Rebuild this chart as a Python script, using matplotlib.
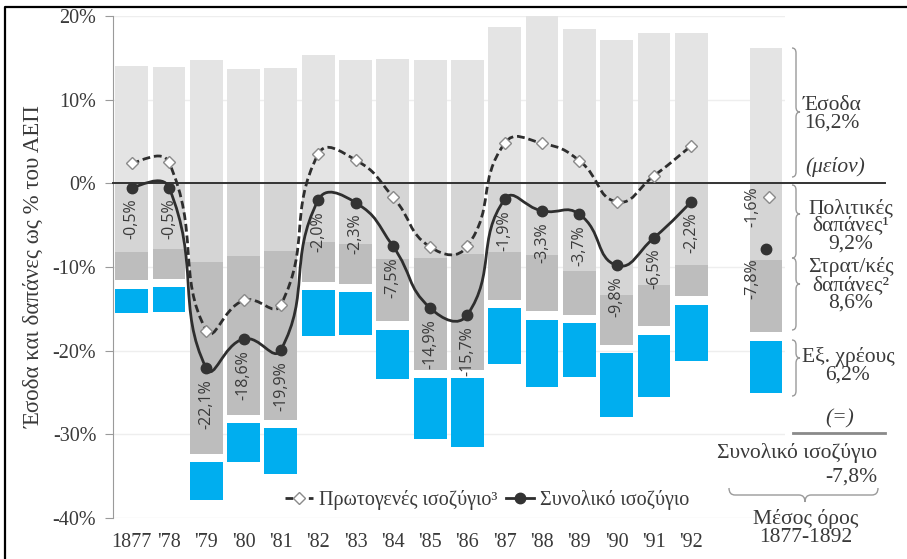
import numpy as np
import matplotlib
matplotlib.use("Agg")
import matplotlib.pyplot as plt
from matplotlib.path import Path
from matplotlib.patches import PathPatch
from matplotlib.lines import Line2D

# data (% of GDP)
years = ["1877", "'78", "'79", "'80", "'81", "'82", "'83", "'84",
         "'85", "'86", "'87", "'88", "'89", "'90", "'91", "'92"]
revenue = [14.0, 13.9, 14.7, 13.7, 13.8, 15.3, 14.8, 14.9,
           14.7, 14.8, 18.7, 20.0, 18.4, 17.1, 18.0, 18.0]
political = [8.2, 7.9, 9.4, 8.7, 8.1, 7.0, 7.2, 9.0,
             8.9, 8.5, 8.2, 8.6, 10.5, 13.4, 12.1, 9.8]
military = [3.4, 3.5, 22.9, 19.0, 20.2, 4.8, 4.8, 7.5,
            13.4, 13.8, 5.7, 6.7, 5.2, 5.9, 5.0, 3.7]
debt = [2.9, 3.0, 4.5, 4.6, 5.4, 5.5, 5.1, 5.9,
        7.3, 8.2, 6.7, 8.1, 6.4, 7.6, 7.4, 6.7]
primary = [2.4, 2.5, -17.6, -14.0, -14.5, 3.5, 2.8, -1.6,
           -7.6, -7.5, 4.8, 4.8, 2.7, -2.2, 0.9, 4.5]
overall = [-0.5, -0.5, -22.1, -18.6, -19.9, -2.0, -2.3, -7.5,
           -14.9, -15.7, -1.9, -3.3, -3.7, -9.8, -6.5, -2.2]

# average 1877-1892
avg_revenue = 16.2
avg_political = 9.2
avg_military = 8.6
avg_debt = 6.2
avg_primary = -1.6
avg_overall = -7.8

C_REV = "#e4e4e4"
C_POL = "#d5d5d5"
C_MIL = "#bdbdbd"
C_DEBT = "#00aeef"
C_TXT = "#3a3a3a"
GAP = 1.0  # white gap above the debt block
SERIF = ["Liberation Serif", "DejaVu Serif"]
LBL = ["Open Sans", "DejaVu Sans"]

W, H = 907, 559
SX, SY = 37.3, 8.37  # px per x unit / per 1%


def fx(x):
    return x / W


def fy(y):
    return 1 - y / H


def smooth_path(xs, ys, k=0.5):
    # bezier smoothing, tangents weighted by on-screen segment lengths
    pts = np.column_stack([xs, ys]).astype(float)
    n = len(pts)
    scale = np.array([SX, SY])

    def dist(a, b):
        return np.hypot(*((a - b) * scale))

    verts = [pts[0]]
    codes = [Path.MOVETO]
    for i in range(n - 1):
        p1, p2 = pts[i], pts[i + 1]
        d12 = dist(p1, p2)
        if i > 0:
            p0 = pts[i - 1]
            d01 = dist(p0, p1)
            c1 = p1 + (p2 - p0) * k * d12 / (d01 + d12)
        else:
            c1 = p1 + (p2 - p1) / 3 * k
        if i + 2 < n:
            p3 = pts[i + 2]
            d23 = dist(p2, p3)
            c2 = p2 - (p3 - p1) * k * d12 / (d12 + d23)
        else:
            c2 = p2 - (p2 - p1) / 3 * k
        verts += [c1, c2, p2]
        codes += [Path.CURVE4] * 3
    return Path(verts, codes)


def vbrace(fig, x, y0, y1, ym, w=8, r=5):
    # right curly brace, pixel coords
    h = w / 2
    v = [(x, y0), (x + h, y0), (x + h, y0 + r),
         (x + h, ym - r), (x + h, ym), (x + w, ym),
         (x + h, ym), (x + h, ym + r),
         (x + h, y1 - r), (x + h, y1), (x, y1)]
    c = [Path.MOVETO, Path.CURVE3, Path.CURVE3,
         Path.LINETO, Path.CURVE3, Path.CURVE3,
         Path.CURVE3, Path.CURVE3,
         Path.LINETO, Path.CURVE3, Path.CURVE3]
    v = [(fx(a), fy(b)) for a, b in v]
    fig.add_artist(PathPatch(Path(v, c), fill=False, ec="#9a9a9a", lw=1.0,
                             transform=fig.transFigure))


def hbrace(fig, x0, x1, xm, y, w=14, r=6):
    # downward brace, pixel coords
    h = w / 2
    v = [(x0, y), (x0, y + h), (x0 + r, y + h),
         (xm - r, y + h), (xm, y + h), (xm, y + w),
         (xm, y + h), (xm + r, y + h),
         (x1 - r, y + h), (x1, y + h), (x1, y)]
    c = [Path.MOVETO, Path.CURVE3, Path.CURVE3,
         Path.LINETO, Path.CURVE3, Path.CURVE3,
         Path.CURVE3, Path.CURVE3,
         Path.LINETO, Path.CURVE3, Path.CURVE3]
    v = [(fx(a), fy(b)) for a, b in v]
    fig.add_artist(PathPatch(Path(v, c), fill=False, ec="#9a9a9a", lw=1.0,
                             transform=fig.transFigure))


def pct(v):
    return f"{v:.1f}%".replace(".", ",")


fig = plt.figure(figsize=(9.07, 5.59), dpi=100)
ax = fig.add_axes([fx(113), fy(518), fx(784.6) - fx(113), fy(16) - fy(518)])

x = np.arange(len(years))
avg_x = 17
bw = 0.88

# bars
pol_neg = -np.array(political)
mil_neg = -np.array(military)
ax.bar(x, revenue, bw, color=C_REV, zorder=2)
ax.bar(x, pol_neg, bw, color=C_POL, zorder=2)
ax.bar(x, mil_neg, bw, bottom=pol_neg, color=C_MIL, zorder=2)
ax.bar(x, -np.array(debt), bw, bottom=pol_neg + mil_neg - GAP, color=C_DEBT, zorder=2)

ax.bar(avg_x, avg_revenue, bw, color=C_REV, zorder=2)
ax.bar(avg_x, -avg_political, bw, color=C_POL, zorder=2)
ax.bar(avg_x, -avg_military, bw, bottom=-avg_political, color=C_MIL, zorder=2)
ax.bar(avg_x, -avg_debt, bw, bottom=-avg_political - avg_military - GAP,
       color=C_DEBT, zorder=2)

# smoothed lines
dash = (0, (2.8, 1.4))
ax.add_patch(PathPatch(smooth_path(x, primary), fill=False, ec="#2e2e2e",
                       lw=2.0, ls=dash, zorder=4))
ax.add_patch(PathPatch(smooth_path(x, overall), fill=False, ec="#2e2e2e",
                       lw=2.0, zorder=4))
ax.plot(x, primary, ls="none", marker="D", ms=6.5, mfc="white", mec="#8a8a8a",
        mew=1.0, zorder=5)
ax.plot(x, overall, ls="none", marker="o", ms=7.5, color="#333333", zorder=5)
ax.plot([avg_x + 0.08], [avg_primary], ls="none", marker="D", ms=6.5, mfc="white",
        mec="#8a8a8a", mew=1.0, zorder=5)
ax.plot([avg_x], [avg_overall], ls="none", marker="o", ms=7.5, color="#333333",
        zorder=5)

# data labels
for xi, v in zip(x, overall):
    ax.annotate(pct(v), (xi, v), xytext=(0, -8), textcoords="offset points",
                rotation=90, ha="center", va="top", fontsize=11.5,
                family=LBL, color=C_TXT, zorder=3)
ax.annotate(pct(avg_primary), (avg_x, avg_primary), xytext=(-10, -7),
            textcoords="offset points", rotation=90, ha="center", va="center",
            fontsize=11.5, family=LBL, color=C_TXT, zorder=3)
ax.annotate(pct(avg_overall), (avg_x, avg_overall), xytext=(-10, -22),
            textcoords="offset points", rotation=90, ha="center", va="center",
            fontsize=11.5, family=LBL, color=C_TXT, zorder=3)

# axes styling
ax.set_xlim(-0.5, 17.5)
ax.set_ylim(-40, 20)
ax.set_yticks([20, 10, 0, -10, -20, -30, -40])
ax.set_yticklabels([f"{t}%" for t in [20, 10, 0, -10, -20, -30, -40]],
                   family=SERIF, fontsize=14.5, color=C_TXT)
ax.set_xticks(x)
ax.set_xticklabels(years, family=SERIF, fontsize=14.5, color=C_TXT)
ax.tick_params(axis="x", length=0, pad=11)
ax.tick_params(axis="y", length=6, color="#9a9a9a", pad=6)
for s in ["top", "right", "bottom"]:
    ax.spines[s].set_visible(False)
ax.spines["left"].set_color("#9a9a9a")
ax.yaxis.grid(True, color="#eeeeee", lw=1.0, zorder=0)
ax.set_axisbelow(True)
ax.plot([0, 1.15], [0, 0], transform=ax.get_yaxis_transform(), color="#333333",
        lw=1.4, clip_on=False, zorder=3)
ax.set_ylabel("Έσοδα και δαπάνες ως % του ΑΕΠ", family=SERIF, fontsize=16.5,
              color=C_TXT, labelpad=6)

leg_handles = [
    Line2D([], [], color="#2e2e2e", lw=2.0, ls=dash, marker="D", ms=6.5,
           mfc="white", mec="#8a8a8a"),
    Line2D([], [], color="#2e2e2e", lw=2.0, marker="o", ms=7.5, mfc="#333333",
           mec="#333333"),
]
ax.legend(leg_handles, ["Πρωτογενές ισοζύγιο³", "Συνολικό ισοζύγιο"], ncol=2,
          frameon=False, loc="center", bbox_to_anchor=(0.557, 0.036),
          prop={"family": SERIF, "size": 14.5}, handlelength=1.4,
          handletextpad=0.3, columnspacing=0.4, labelcolor=C_TXT)

# right side annotation
tk = dict(family=SERIF, fontsize=15.5, color=C_TXT, ha="center", va="center",
          linespacing=0.92)
fig.text(fx(832), fy(114), "Έσοδα\n" + pct(avg_revenue), **tk)
fig.text(fx(835), fy(167), "(μείον)", style="italic", **tk)
fig.text(fx(851), fy(226), "Πολιτικές\nδαπάνες¹\n" + pct(avg_political), **tk)
fig.text(fx(851), fy(285), "Στρατ/κές\nδαπάνες²\n" + pct(avg_military), **tk)
fig.text(fx(848), fy(366), "Εξ. χρέους\n" + pct(avg_debt), **tk)
fig.text(fx(840), fy(419), "(=)", style="italic", **tk)
fig.text(fx(877), fy(453), "Συνολικό ισοζύγιο", **dict(tk, ha="right"))
fig.text(fx(877), fy(477), pct(avg_overall), **dict(tk, ha="right"))
fig.text(fx(806), fy(528), "Μέσος όρος\n1877-1892", **tk)

vbrace(fig, 792, 48, 177, 112)
vbrace(fig, 792, 185, 258, 214)
vbrace(fig, 792, 258, 330, 284)
vbrace(fig, 792, 340, 396, 358)
hbrace(fig, 729, 878, 805, 488)
fig.add_artist(Line2D([fx(793), fx(885)], [fy(433), fy(433)], color="#8a8a8a",
                      lw=2.0, transform=fig.transFigure))

# frame around the figure
fig.add_artist(Line2D([fx(4.5), fx(4.5), fx(910)], [fy(565), fy(7), fy(7)],
                      color="black", lw=1.6, transform=fig.transFigure))

fig.savefig("out.png", dpi=100)
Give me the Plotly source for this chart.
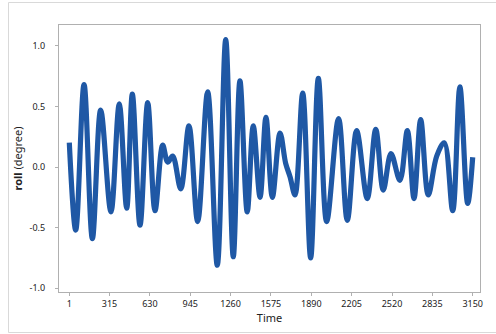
import plotly.graph_objects as go

# Key points (time, roll in degrees)
time_pts = [1, 51, 116, 181, 246, 326, 391, 449, 493, 553, 613, 670, 730, 769, 808,
            871, 935, 1003, 1081, 1156, 1222, 1281, 1333, 1390, 1437, 1490, 1536,
            1586, 1646, 1690, 1724, 1763, 1823, 1885, 1945, 2010, 2103, 2171, 2244,
            2327, 2393, 2452, 2512, 2582, 2640, 2692, 2744, 2803, 2869, 2928, 2994,
            3050, 3111, 3150]
roll_pts = [0.20, -0.52, 0.68, -0.59, 0.47, -0.37, 0.52, -0.34, 0.60, -0.48, 0.53,
            -0.36, 0.18, 0.04, 0.09, -0.18, 0.34, -0.45, 0.62, -0.81, 1.05, -0.74,
            0.71, -0.37, 0.34, -0.25, 0.41, -0.25, 0.28, 0.03, -0.08, -0.23, 0.61,
            -0.75, 0.73, -0.45, 0.40, -0.44, 0.30, -0.26, 0.31, -0.19, 0.11, -0.11,
            0.30, -0.26, 0.39, -0.23, 0.09, 0.20, -0.36, 0.66, -0.30, 0.08]

x_ticks = [1, 315, 630, 945, 1260, 1575, 1890, 2205, 2520, 2835, 3150]
y_ticks = [-1.0, -0.5, 0.0, 0.5, 1.0]
y_tick_text = ["-1.0", "-0.5", "0.0", "0.5", "1.0"]

BLUE = "#1f58a5"
FONT = "Noto Sans"

fig = go.Figure()
fig.add_trace(go.Scatter(
    x=time_pts, y=roll_pts, mode="lines",
    line=dict(color=BLUE, width=5.2, shape="spline", smoothing=1.0),
    hoverinfo="skip", showlegend=False,
))

W, H = 496, 334
L, R, T, B = 59, 16, 25, 42
pw, ph = W - L - R, H - T - B

def px2paper_x(px):
    return (px - L) / pw

def py2paper_y(py):
    return (H - B - py) / ph

frame = dict(color="#d9d9d9", width=1)
xl, xr = px2paper_x(8.5), px2paper_x(496)
yt, yb = py2paper_y(2.5), py2paper_y(332.5)
fig.add_shape(type="line", xref="paper", yref="paper", x0=xl, x1=xr, y0=yt, y1=yt, line=frame, layer="below")
fig.add_shape(type="line", xref="paper", yref="paper", x0=xl, x1=xr, y0=yb, y1=yb, line=frame, layer="below")
fig.add_shape(type="line", xref="paper", yref="paper", x0=xl, x1=xl, y0=yb, y1=yt, line=frame, layer="below")

fig.update_layout(
    width=W, height=H,
    margin=dict(l=L, r=R, t=T, b=B),
    paper_bgcolor="white", plot_bgcolor="white",
    font=dict(family=FONT, size=9, color="#222222"),
    xaxis=dict(
        range=[-79.5, 3207], tickvals=x_ticks, ticktext=[str(v) for v in x_ticks],
        ticks="outside", ticklen=3, tickcolor="#b0b0b0", showgrid=False, zeroline=False,
        showline=True, mirror=True, linecolor="#b0b0b0", linewidth=1,
        title=dict(text="Time", font=dict(size=11, family=FONT), standoff=3),
        tickfont=dict(size=9, family=FONT),
    ),
    yaxis=dict(
        range=[-1.0305, 1.1706], tickvals=y_ticks, ticktext=y_tick_text,
        ticks="outside", ticklen=3, tickcolor="#b0b0b0", showgrid=False, zeroline=False,
        showline=True, mirror=True, linecolor="#b0b0b0", linewidth=1,
        ticklabelstandoff=8,
        title=dict(text="<b>roll</b> (degree)", font=dict(size=11, family=FONT), standoff=4),
        tickfont=dict(size=9, family=FONT),
    ),
)

fig.write_html("out.html")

········

- [WHAT YOU WILL DO]:
Identify each line in the records above containing the word "matplotlib"; copy those lines.

- [COMPLETED EXERCISE]:
Rebuild this chart as a Python script, using matplotlib.
import matplotlib
matplotlib.use("Agg")
import matplotlib.pyplot as plt
from matplotlib.path import Path
from matplotlib.patches import PathPatch
from matplotlib.lines import Line2D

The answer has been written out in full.